* _EXERCISE BRIEF_
Copy each line below in which the word "that" occurs.

* _Dataset rows_
******

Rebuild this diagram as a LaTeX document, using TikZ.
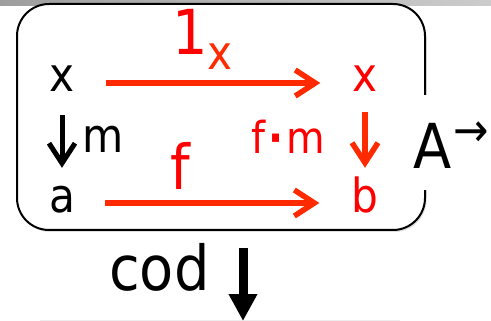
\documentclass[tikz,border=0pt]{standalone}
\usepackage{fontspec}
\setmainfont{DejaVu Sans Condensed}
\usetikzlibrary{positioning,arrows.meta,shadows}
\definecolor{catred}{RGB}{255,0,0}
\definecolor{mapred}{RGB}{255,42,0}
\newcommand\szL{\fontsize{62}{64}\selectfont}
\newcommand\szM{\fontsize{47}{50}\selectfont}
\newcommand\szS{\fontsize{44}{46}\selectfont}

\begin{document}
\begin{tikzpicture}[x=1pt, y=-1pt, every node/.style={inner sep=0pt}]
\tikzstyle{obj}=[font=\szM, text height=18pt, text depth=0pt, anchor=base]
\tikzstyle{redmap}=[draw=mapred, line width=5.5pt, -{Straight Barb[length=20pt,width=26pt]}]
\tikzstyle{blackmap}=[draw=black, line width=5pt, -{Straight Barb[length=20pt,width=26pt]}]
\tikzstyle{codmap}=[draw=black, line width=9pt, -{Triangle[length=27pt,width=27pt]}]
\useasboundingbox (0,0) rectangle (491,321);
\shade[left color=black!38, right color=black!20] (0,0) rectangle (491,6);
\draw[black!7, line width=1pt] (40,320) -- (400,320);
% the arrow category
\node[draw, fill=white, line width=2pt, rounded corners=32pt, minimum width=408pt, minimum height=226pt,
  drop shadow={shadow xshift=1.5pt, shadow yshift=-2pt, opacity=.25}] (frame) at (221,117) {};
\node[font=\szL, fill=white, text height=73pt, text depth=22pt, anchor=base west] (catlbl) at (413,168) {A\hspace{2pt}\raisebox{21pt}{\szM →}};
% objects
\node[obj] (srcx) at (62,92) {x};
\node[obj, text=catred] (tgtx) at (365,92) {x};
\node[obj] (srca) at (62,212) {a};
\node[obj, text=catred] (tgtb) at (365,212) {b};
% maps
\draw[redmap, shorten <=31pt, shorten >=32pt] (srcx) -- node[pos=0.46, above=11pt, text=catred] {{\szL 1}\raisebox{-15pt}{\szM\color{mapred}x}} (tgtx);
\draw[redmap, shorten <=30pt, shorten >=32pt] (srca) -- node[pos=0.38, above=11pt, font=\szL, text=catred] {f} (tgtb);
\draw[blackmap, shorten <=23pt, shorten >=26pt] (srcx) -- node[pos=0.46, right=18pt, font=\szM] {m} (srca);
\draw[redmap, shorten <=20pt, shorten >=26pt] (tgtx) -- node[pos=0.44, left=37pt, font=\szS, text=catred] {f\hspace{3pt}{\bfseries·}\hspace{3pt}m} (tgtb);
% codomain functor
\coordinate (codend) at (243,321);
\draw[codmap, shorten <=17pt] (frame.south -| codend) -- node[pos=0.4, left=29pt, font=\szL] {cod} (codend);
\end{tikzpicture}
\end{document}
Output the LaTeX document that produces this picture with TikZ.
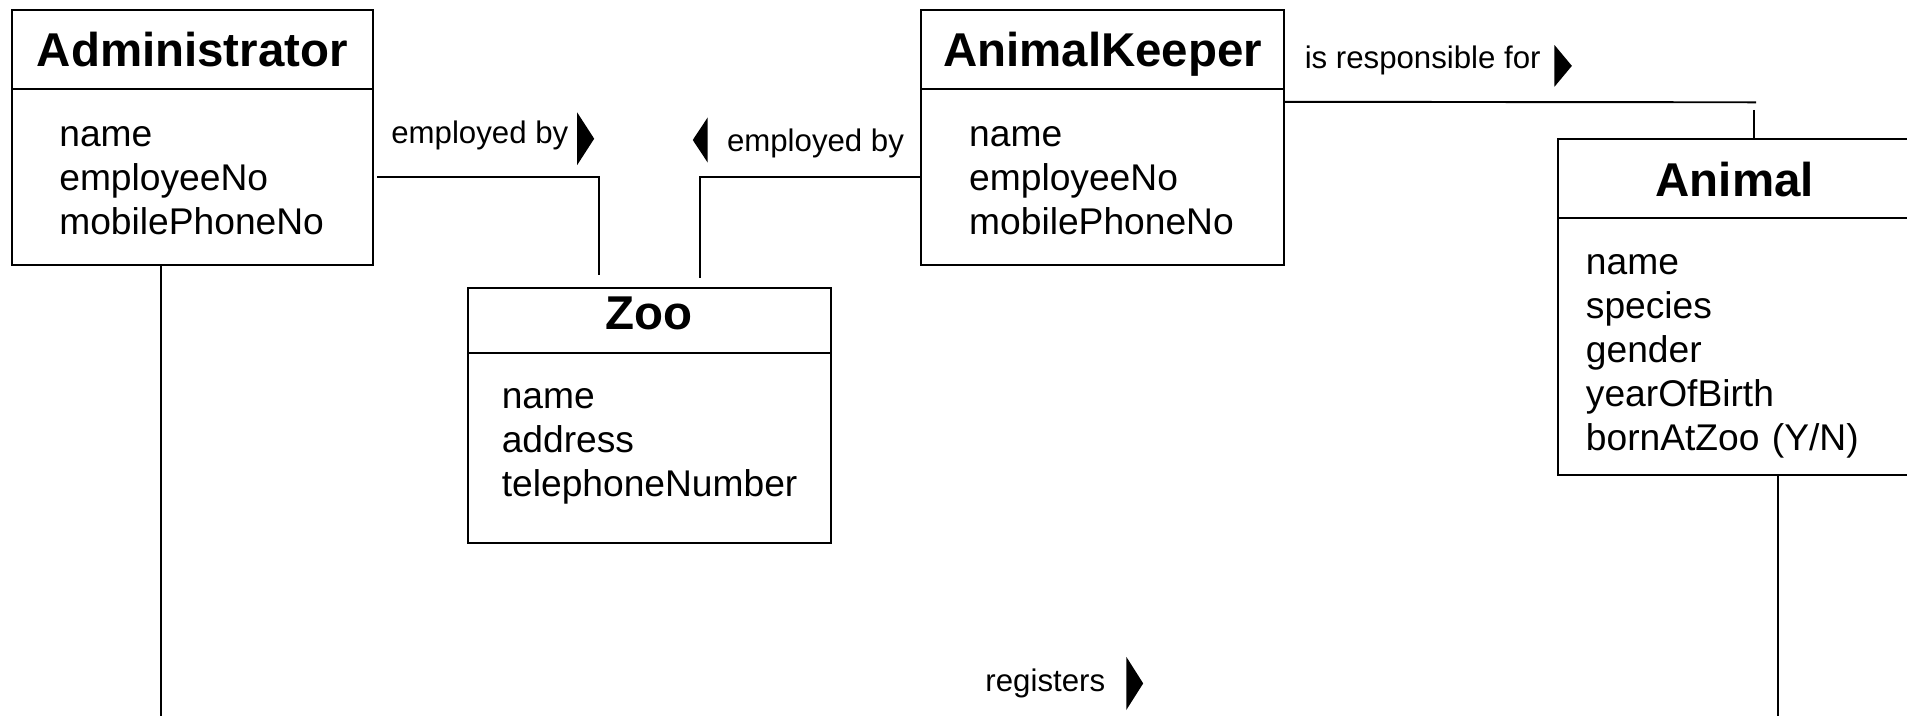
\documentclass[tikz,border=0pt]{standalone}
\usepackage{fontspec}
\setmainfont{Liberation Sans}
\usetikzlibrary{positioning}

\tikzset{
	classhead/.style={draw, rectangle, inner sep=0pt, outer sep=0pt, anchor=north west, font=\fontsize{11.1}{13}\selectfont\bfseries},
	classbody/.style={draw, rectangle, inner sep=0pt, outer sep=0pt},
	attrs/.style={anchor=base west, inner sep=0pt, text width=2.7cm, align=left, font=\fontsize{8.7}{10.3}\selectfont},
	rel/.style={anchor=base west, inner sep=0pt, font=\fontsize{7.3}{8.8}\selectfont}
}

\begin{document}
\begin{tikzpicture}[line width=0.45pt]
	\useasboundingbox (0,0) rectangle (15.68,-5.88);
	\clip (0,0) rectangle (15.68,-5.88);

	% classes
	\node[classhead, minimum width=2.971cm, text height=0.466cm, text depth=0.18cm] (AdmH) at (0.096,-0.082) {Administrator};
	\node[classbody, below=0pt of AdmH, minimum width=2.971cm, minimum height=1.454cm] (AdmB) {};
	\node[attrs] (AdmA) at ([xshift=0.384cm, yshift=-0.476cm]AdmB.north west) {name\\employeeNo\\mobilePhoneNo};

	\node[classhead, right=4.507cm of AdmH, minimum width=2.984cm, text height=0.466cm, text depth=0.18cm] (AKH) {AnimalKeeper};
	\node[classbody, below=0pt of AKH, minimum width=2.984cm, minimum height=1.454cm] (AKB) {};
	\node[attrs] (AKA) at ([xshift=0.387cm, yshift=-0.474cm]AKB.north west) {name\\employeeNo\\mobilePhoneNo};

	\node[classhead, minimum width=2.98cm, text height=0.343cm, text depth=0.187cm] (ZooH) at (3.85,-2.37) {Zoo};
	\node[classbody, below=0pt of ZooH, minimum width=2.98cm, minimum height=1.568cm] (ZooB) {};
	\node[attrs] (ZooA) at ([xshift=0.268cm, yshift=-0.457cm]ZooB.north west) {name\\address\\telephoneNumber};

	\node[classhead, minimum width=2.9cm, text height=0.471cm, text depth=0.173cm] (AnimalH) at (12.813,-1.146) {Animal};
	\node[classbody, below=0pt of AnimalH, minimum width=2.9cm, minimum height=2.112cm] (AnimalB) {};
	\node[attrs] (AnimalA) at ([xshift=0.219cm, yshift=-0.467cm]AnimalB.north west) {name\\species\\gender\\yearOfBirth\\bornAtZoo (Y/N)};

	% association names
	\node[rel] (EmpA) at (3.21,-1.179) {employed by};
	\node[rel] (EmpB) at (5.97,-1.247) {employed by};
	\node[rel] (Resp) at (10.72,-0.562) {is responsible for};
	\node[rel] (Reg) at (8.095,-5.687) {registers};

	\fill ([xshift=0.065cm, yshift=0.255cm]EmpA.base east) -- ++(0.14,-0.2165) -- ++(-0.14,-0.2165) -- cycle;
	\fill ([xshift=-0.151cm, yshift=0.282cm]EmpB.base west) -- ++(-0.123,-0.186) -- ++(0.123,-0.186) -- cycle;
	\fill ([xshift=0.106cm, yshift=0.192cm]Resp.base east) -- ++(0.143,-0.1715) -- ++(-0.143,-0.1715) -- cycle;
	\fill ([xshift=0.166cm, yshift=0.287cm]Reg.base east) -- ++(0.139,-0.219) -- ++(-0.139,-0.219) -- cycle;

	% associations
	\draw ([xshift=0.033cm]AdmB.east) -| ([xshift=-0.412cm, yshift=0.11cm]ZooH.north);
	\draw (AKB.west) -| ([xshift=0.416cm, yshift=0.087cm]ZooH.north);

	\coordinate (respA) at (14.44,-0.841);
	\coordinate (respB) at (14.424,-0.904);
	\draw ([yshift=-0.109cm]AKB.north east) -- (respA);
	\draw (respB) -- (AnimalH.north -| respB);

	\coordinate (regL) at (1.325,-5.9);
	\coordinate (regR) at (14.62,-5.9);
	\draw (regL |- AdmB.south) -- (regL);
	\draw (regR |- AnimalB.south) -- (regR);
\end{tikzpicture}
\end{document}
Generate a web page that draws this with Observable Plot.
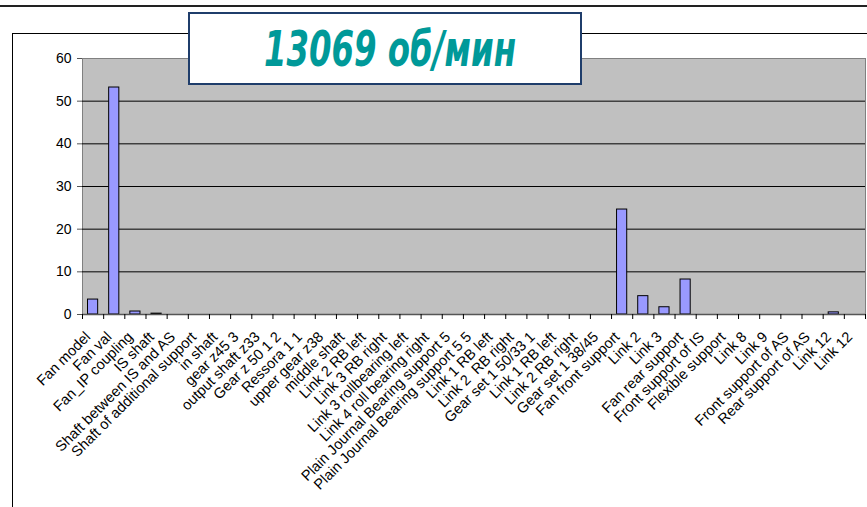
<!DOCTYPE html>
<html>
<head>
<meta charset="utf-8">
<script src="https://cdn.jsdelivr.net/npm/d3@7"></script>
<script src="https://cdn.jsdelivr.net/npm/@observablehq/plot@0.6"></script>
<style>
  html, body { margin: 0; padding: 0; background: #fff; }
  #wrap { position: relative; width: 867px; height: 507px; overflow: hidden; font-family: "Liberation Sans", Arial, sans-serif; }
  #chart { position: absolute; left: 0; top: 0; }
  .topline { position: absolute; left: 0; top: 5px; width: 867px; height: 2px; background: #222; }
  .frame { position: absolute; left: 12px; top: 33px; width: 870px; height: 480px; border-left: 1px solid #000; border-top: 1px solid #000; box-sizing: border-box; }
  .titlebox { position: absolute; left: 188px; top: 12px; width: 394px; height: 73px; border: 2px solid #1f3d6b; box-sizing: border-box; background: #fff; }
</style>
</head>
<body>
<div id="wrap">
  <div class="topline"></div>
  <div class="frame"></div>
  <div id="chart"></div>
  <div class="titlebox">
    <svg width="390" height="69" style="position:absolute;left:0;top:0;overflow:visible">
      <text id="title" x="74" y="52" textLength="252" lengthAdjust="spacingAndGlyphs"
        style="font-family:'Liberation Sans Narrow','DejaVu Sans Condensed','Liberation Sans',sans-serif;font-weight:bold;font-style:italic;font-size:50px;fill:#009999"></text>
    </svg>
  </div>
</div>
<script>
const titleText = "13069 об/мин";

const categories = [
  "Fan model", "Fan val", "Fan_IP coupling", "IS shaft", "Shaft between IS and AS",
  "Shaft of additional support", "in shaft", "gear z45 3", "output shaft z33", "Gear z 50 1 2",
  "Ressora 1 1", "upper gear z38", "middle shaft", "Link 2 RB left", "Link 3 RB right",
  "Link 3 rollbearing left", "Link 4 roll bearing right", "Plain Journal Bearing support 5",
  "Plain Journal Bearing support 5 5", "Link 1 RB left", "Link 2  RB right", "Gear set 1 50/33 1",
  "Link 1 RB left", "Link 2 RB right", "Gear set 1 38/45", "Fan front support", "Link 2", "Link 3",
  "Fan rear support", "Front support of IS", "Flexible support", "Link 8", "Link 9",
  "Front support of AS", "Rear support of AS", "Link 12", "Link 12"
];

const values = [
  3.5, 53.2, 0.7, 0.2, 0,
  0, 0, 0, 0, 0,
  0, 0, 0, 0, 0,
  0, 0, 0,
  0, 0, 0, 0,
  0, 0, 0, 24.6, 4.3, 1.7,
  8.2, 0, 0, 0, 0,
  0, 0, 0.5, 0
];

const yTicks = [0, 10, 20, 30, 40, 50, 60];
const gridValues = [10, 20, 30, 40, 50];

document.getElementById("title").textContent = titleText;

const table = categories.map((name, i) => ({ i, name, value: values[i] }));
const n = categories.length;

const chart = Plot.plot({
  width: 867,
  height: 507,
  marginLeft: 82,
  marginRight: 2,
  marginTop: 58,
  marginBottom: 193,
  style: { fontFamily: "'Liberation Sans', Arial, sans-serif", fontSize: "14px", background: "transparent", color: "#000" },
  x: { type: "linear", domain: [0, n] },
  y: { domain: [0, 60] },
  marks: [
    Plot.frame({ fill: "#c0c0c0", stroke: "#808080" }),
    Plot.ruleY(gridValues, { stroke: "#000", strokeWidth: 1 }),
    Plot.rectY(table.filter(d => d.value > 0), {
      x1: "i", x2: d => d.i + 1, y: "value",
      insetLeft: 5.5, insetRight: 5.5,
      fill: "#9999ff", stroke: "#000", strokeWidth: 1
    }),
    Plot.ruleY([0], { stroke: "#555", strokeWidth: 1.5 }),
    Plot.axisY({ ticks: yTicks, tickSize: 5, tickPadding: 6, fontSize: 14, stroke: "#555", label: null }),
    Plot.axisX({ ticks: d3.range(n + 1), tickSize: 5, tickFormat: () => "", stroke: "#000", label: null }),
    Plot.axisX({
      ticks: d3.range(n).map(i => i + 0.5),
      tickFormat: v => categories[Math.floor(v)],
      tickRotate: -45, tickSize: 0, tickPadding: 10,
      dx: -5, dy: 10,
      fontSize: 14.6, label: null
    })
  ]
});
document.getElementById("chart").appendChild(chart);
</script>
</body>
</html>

******

* _CORRECT ANSWER_
Output the LaTeX document that produces this picture with TikZ.
Generate a web page that draws this with Observable Plot.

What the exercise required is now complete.